The key is to have a work rate, just like your plumber does. You probably need to charge at least $40-60 an hour (check how much your plumber charges) or you will go under fast.

There are some jobs that you will have to just turn down, even at the risk of some harsh words from a would-be customer, because they can't feasibly be done or because the cost will exceed the value of the gun.

The most common are old H&R or Iver Johnson revolvers, old .22 rifles, and old shotguns; these are almost always totally worn out, with broken springs and bent, broken or filed parts from previous attempts at repair. You can easily spend days trying to get those junkers working (and maybe fail) but you just can't afford to and make any kind of a living. So you turn them down.

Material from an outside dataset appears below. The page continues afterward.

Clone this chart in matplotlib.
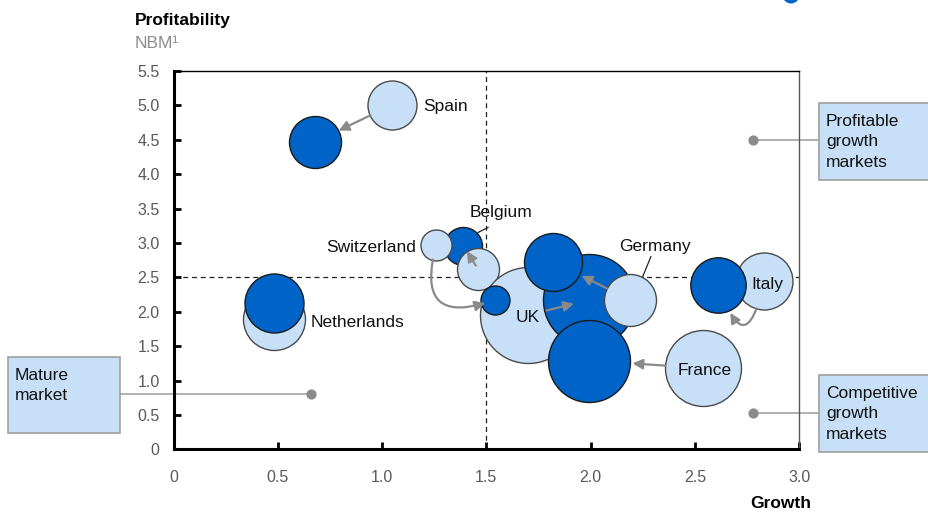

You should decide early on if you want to have a shop and deal directly with customers, work for an established store, or take work from local gun dealers.

If you go with the shop, don't spend time BSing with customers. Hire a minimum wage kid with enough gun smarts to tell the guy with the Stevens Crack Shot that it can't be rechambered to 300 Win Mag. Your job is to gunsmith, not chat about who got the biggest buck last season.

If you are going to run your own business, I strongly recommend taking a small business course (often offered by community colleges). The finest master gunsmith in the world, who can file a precise 1" cube, won't stay in business long if he doesn't know how to run a business. If you approach the job as a hobbyist, doing free favors for your friends, tinkering with old worthless guns, and spending your time chatting with gun guys, you will go under. Not might, will. You can hire a bookkeeper and/or an accountant and/or a tax guy but they are like your tools - if you don't know how to use them, they are little help. (I knew of one good gunsmith who kept his "accounts" on scraps of paper he kept losing - maybe that worked in 1820, but it won't work today. He went out of business when the IRS got after him for income tax and the state wanted its sales tax.)

Some schools do cover this kind of stuff, but most tend to deal with the technical aspects of machine work, etc., and devote little time to the details of running a business.